450 F.2d 321
Harold G. WOOLSEY, Petitioner-Appellant,
Dr. George J. BETO, Director, Texas Department of
No. 71-1356 Summary Calendar.*
United States Court of Appeals,
Oct. 28, 1971.
Rehearing and Rehearing En Banc Denied Jan. 12, 1972.
Harold G. Woolsey,pro se.
Crawford C. Martin, Atty. Gen., Larry Craddock, Jr., Austin, Tex., for respondent-appellee.
Before BELL, AINSWORTH, and GODBOLD, Circuit Judges.
This prison administration case, brought under the civil rights jurisdiction of the court and seeking injunctive relief and damages, was dismissed on the pleadings. 42 U.S.C.A. Sec. 1983. The district court was of the view that no one of the several complaints asserted rose to the level of a constitutionally cognizable claim. We affirm in part and reverse in part.
The district court viewed the claims of appellant as embracing matters of internal prison operation and administration such as were beyond the scope of federal inquiry. Cf. Granville v. Hunt, 5 Cir., 1969, 411 F.2d 9. We agree as to all matters except the contentions having to do with unreasonable punitive work assignments and resulting solitary confinement within the context of appellant's alleged tubercular condition. Our conclusion is that these contentions, taken together, state a claim within the teaching of Granville v. Hunt that federal courts will interfere with prison administration only in extreme circumstances. See also Schack v. State of Florida, 5 Cir., 1968, 391 F.2d 593.

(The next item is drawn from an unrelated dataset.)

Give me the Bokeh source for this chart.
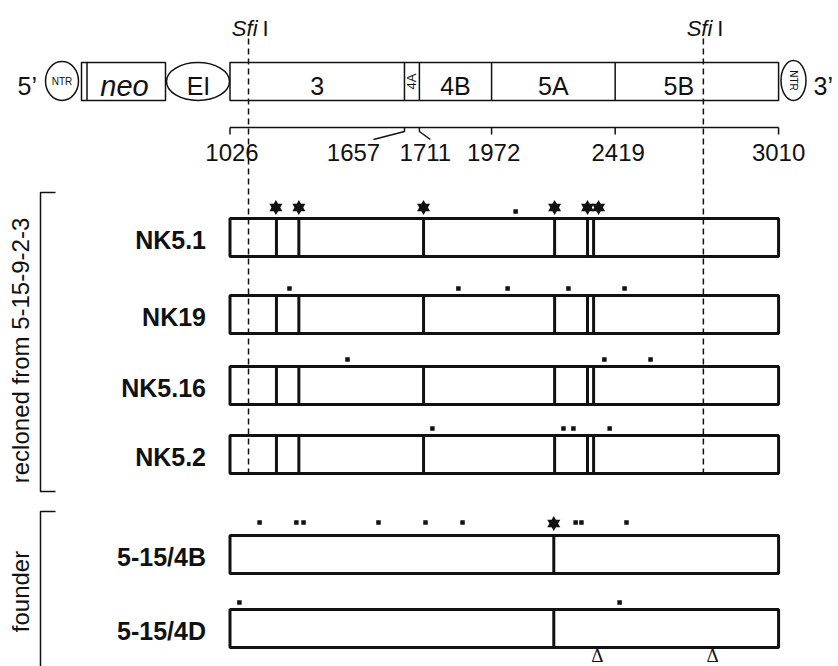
import math
from bokeh.plotting import figure
from bokeh.models import Range1d
from bokeh.core.properties import value
from bokeh.embed import file_html
from bokeh.resources import INLINE

# ---------------- data: amino-acid positions in the HCV polyprotein ----------------
region_names = ["3", "4A", "4B", "5A", "5B"]
region_starts = [1026, 1657, 1711, 1972, 2419]
region_ends = [1657, 1711, 1972, 2419, 3010]
scale_ticks = [1026, 1657, 1711, 1972, 2419, 3010]
scale_tick_labels = ["1026", "1657", "1711", "1972", "2419", "3010"]
sfi_sites = [1093, 2738]

clone_names = ["NK5.1", "NK19", "NK5.16", "NK5.2", "5-15/4B", "5-15/4D"]
recloned_junctions = [1194, 1275, 1726, 2200, 2319, 2341]
founder_junctions = [2197]

nk5_1_dots = [2059]
nk5_1_stars = [1192, 1275, 1726, 2200, 2319, 2359]
nk19_dots = [1241, 1852, 2030, 2250, 2453]
nk5_16_dots = [1451, 2380, 2547]
nk5_2_dots = [1758, 2232, 2268, 2399]
f4b_dots = [1133, 1266, 1292, 1563, 1733, 1867, 2276, 2297, 2460]
f4b_stars = [2197]
f4d_dots = [1060, 2435]
deletions = [2355, 2771]

group_labels = ["recloned from 5-15-9-2-3", "founder"]

# ---------------- layout ----------------
AA_PER_PX = 3.6166
W, H = 838, 666


def px(x):
    """reference-pixel x -> polyprotein coordinate (used for decoration only)"""
    return 1026 + (x - 229.5) * AA_PER_PX


FONT = value("Liberation Sans")
BLACK = "#111111"

row_tops = [218, 295, 366, 435, 535, 609]
BOX_H = 38
dot_gap = [7, 7, 7, 7, 13, 7]
star_gap = [11, 11, 11, 11, 12, 11]
row_dots = [nk5_1_dots, nk19_dots, nk5_16_dots, nk5_2_dots, f4b_dots, f4d_dots]
row_stars = [nk5_1_stars, [], [], [], f4b_stars, []]
row_junctions = [recloned_junctions] * 4 + [founder_junctions] * 2

p = figure(width=W, height=H, x_range=Range1d(px(0), px(W)),
           y_range=Range1d(H, 0), output_backend="svg", toolbar_location=None,
           x_axis_type=None, y_axis_type=None, min_border=0)
p.outline_line_color = None
p.background_fill_color = "white"
p.border_fill_color = "white"

# ---------------- top construct ----------------
TOP_Y0, TOP_Y1 = 62, 100
top_mid = (TOP_Y0 + TOP_Y1) / 2
LBL_Y = 85
p.quad(left=[region_starts[0]], right=[region_ends[-1]], top=[TOP_Y0], bottom=[TOP_Y1],
       fill_color="white", line_color=BLACK, line_width=1.5)
p.segment(x0=region_starts[1:], x1=region_starts[1:], y0=TOP_Y0, y1=TOP_Y1,
          line_color=BLACK, line_width=1.5)

# neo box with double left edge
p.quad(left=[px(81)], right=[px(165)], top=[TOP_Y0], bottom=[TOP_Y1],
       fill_color="white", line_color=BLACK, line_width=1.5)
p.segment(x0=[px(86.5)], x1=[px(86.5)], y0=TOP_Y0, y1=TOP_Y1, line_color=BLACK, line_width=1.5)
p.text(x=[px(124)], y=[LBL_Y], text=["neo"], text_font=FONT, text_font_style="italic",
       text_font_size="29px", text_align="center", text_baseline="middle", text_color=BLACK)

# EI ellipse and NTR ellipses
p.ellipse(x=[px(197.5)], y=[top_mid], width=[63], height=[38], width_units="screen",
          height_units="screen", fill_color="white", line_color=BLACK, line_width=1.5)
p.text(x=[px(198)], y=[LBL_Y], text=["EI"], text_font=FONT, text_font_size="25px",
       text_align="center", text_baseline="middle", text_color=BLACK)
p.ellipse(x=[px(61.5)], y=[80.5], width=[33], height=[39], width_units="screen",
          height_units="screen", fill_color="white", line_color=BLACK, line_width=1.5)
p.text(x=[px(61.5)], y=[81], text=["NTR"], text_font=FONT, text_font_size="10px",
       text_align="center", text_baseline="middle", text_color=BLACK)
p.ellipse(x=[px(793)], y=[80], width=[25], height=[40], width_units="screen",
          height_units="screen", fill_color="white", line_color=BLACK, line_width=1.5)
p.text(x=[px(793)], y=[80], text=["NTR"], text_font=FONT, text_font_size="10px",
       angle=-math.pi / 2, text_align="center", text_baseline="middle", text_color=BLACK)
p.text(x=[px(17)], y=[LBL_Y], text=["5\u2019"], text_font=FONT, text_font_size="25px",
       text_align="left", text_baseline="middle", text_color=BLACK)
p.text(x=[px(813)], y=[LBL_Y], text=["3\u2019"], text_font=FONT, text_font_size="25px",
       text_align="left", text_baseline="middle", text_color=BLACK)

# region labels
label_shift = [0, 0, 0, 0, -18]
for name, s, e, dx in zip(region_names, region_starts, region_ends, label_shift):
    mid = (s + e) / 2
    if name == "4A":
        p.text(x=[mid], y=[top_mid], text=[name], text_font=FONT, text_font_size="13px",
               angle=math.pi / 2, text_align="center", text_baseline="middle", text_color=BLACK)
    else:
        p.text(x=[mid], y=[LBL_Y], text=[name], text_font=FONT, text_font_size="25px",
               x_offset=dx, text_align="center", text_baseline="middle", text_color=BLACK)

# ---------------- scale bar ----------------
SCALE_Y = 127
p.segment(x0=[scale_ticks[0]], x1=[scale_ticks[-1]], y0=SCALE_Y, y1=SCALE_Y,
          line_color=BLACK, line_width=1.5)
tick_kink = [0, -31, 11, 0, 0, 0]
label_dx = [2, -51, 6, 2, 3, 0]
for t, k in zip(scale_ticks, tick_kink):
    if k == 0:
        p.segment(x0=[t], x1=[t], y0=SCALE_Y, y1=SCALE_Y + 7, line_color=BLACK, line_width=1.5)
    else:
        p.line(x=[t, t, t + k * AA_PER_PX], y=[SCALE_Y, SCALE_Y + 4, SCALE_Y + 12],
               line_color=BLACK, line_width=1.5)
p.text(x=scale_ticks, y=[152] * len(scale_ticks), text=scale_tick_labels, x_offset=label_dx,
       text_font=FONT, text_font_size="24px", text_align="center",
       text_baseline="middle", text_color=BLACK)

# ---------------- clone rows ----------------
for i, name in enumerate(clone_names):
    top = row_tops[i]
    bot = top + BOX_H
    p.quad(left=[region_starts[0]], right=[region_ends[-1]], top=[top], bottom=[bot],
           fill_color="white", line_color=BLACK, line_width=3)

# Sfi I sites (dashed) drawn over the boxes
p.segment(x0=sfi_sites, x1=sfi_sites, y0=38, y1=472, line_color=BLACK, line_width=1.5,
          line_dash="6 4")
p.text(x=sfi_sites, y=[27.5, 27.5], text=["Sfi", "Sfi"], x_offset=9, text_font=FONT,
       text_font_style="italic", text_font_size="22px", text_align="right",
       text_baseline="middle", text_color=BLACK)
p.text(x=sfi_sites, y=[27.5, 27.5], text=["I", "I"], x_offset=14, text_font=FONT,
       text_font_size="22px", text_align="left", text_baseline="middle", text_color=BLACK)

for i, name in enumerate(clone_names):
    top = row_tops[i]
    bot = top + BOX_H
    j = row_junctions[i]
    p.segment(x0=j, x1=j, y0=top, y1=bot, line_color=BLACK, line_width=3)
    d = row_dots[i]
    if d:
        p.scatter(x=d, y=[top - dot_gap[i]] * len(d), marker="square", size=4.5,
                  fill_color=BLACK, line_color=None)
    s = row_stars[i]
    if s:
        yy = [top - star_gap[i]] * len(s)
        p.scatter(x=s, y=yy, marker="triangle", size=13, fill_color=BLACK, line_color=None)
        p.scatter(x=s, y=yy, marker="inverted_triangle", size=13, fill_color=BLACK,
                  line_color=None)
    p.text(x=[region_starts[0]], y=[top + BOX_H / 2 + 2], text=[name], x_offset=-24,
           text_font=FONT, text_font_style="bold", text_font_size="25px",
           text_align="right", text_baseline="middle", text_color=BLACK)

# deletions
p.text(x=deletions, y=[655] * len(deletions), text=["\u0394"] * len(deletions),
       text_font=value("Liberation Serif"), text_font_size="19px", text_align="center",
       text_baseline="middle", text_color=BLACK)

# ---------------- group brackets ----------------
BX0, BX1 = px(40), px(55)
p.line(x=[BX1, BX0, BX0, BX1], y=[192, 192, 491, 491], line_color=BLACK, line_width=1.5)
p.line(x=[BX1, BX0, BX0], y=[511, 511, H], line_color=BLACK, line_width=1.5)
p.text(x=[px(20), px(20)], y=[350, 591], text=group_labels, angle=math.pi / 2,
       text_font=FONT, text_font_size="24px", text_align="center",
       text_baseline="middle", text_color=BLACK)

open("out.html", "w").write(file_html(p, INLINE))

The alleged imposition of unreasonable punitive work assignments and solitary confinement with the deliberate and knowing effect of activating appellant's tubercular condition states a cause of action under notice pleading concepts in light of the cruel and unusual punishment prohibition of the Eighth Amendment as applied to the states through the Fourteenth Amendment. Beard v. Lee, 5 Cir., 1968, 396 F.2d 749, 751.
Whether there were in fact unreasonable punitive work assignments coupled with resulting solitary confinement and whether appellant became an active tubercular patient as a result thereof are questions which remain for determination under summary judgment or trial procedure. Therefore, under notice pleading concepts and given the supplementary civil rights remedy principle of Monroe v. Pape, 1961, 365 U.S. 167, 81 S.Ct. 473, 5 L.Ed.2d 492, it was error to dismiss the complaint on the pleadings.
Affirmed in part; reversed and remanded in part for further proceedings not inconsistent herewith.
ON PETITION FOR REHEARING AND PETITION FOR REHEARING EN BANC
The Petition for Rehearing is denied and no member of this panel nor Judge in regular active service on the Court having requested that the Court be polled on rehearing en banc, (Rule 35 Federal Rules of Appellate Procedure; Local Fifth Circuit Rule 12) the Petition for Rehearing En Banc is denied.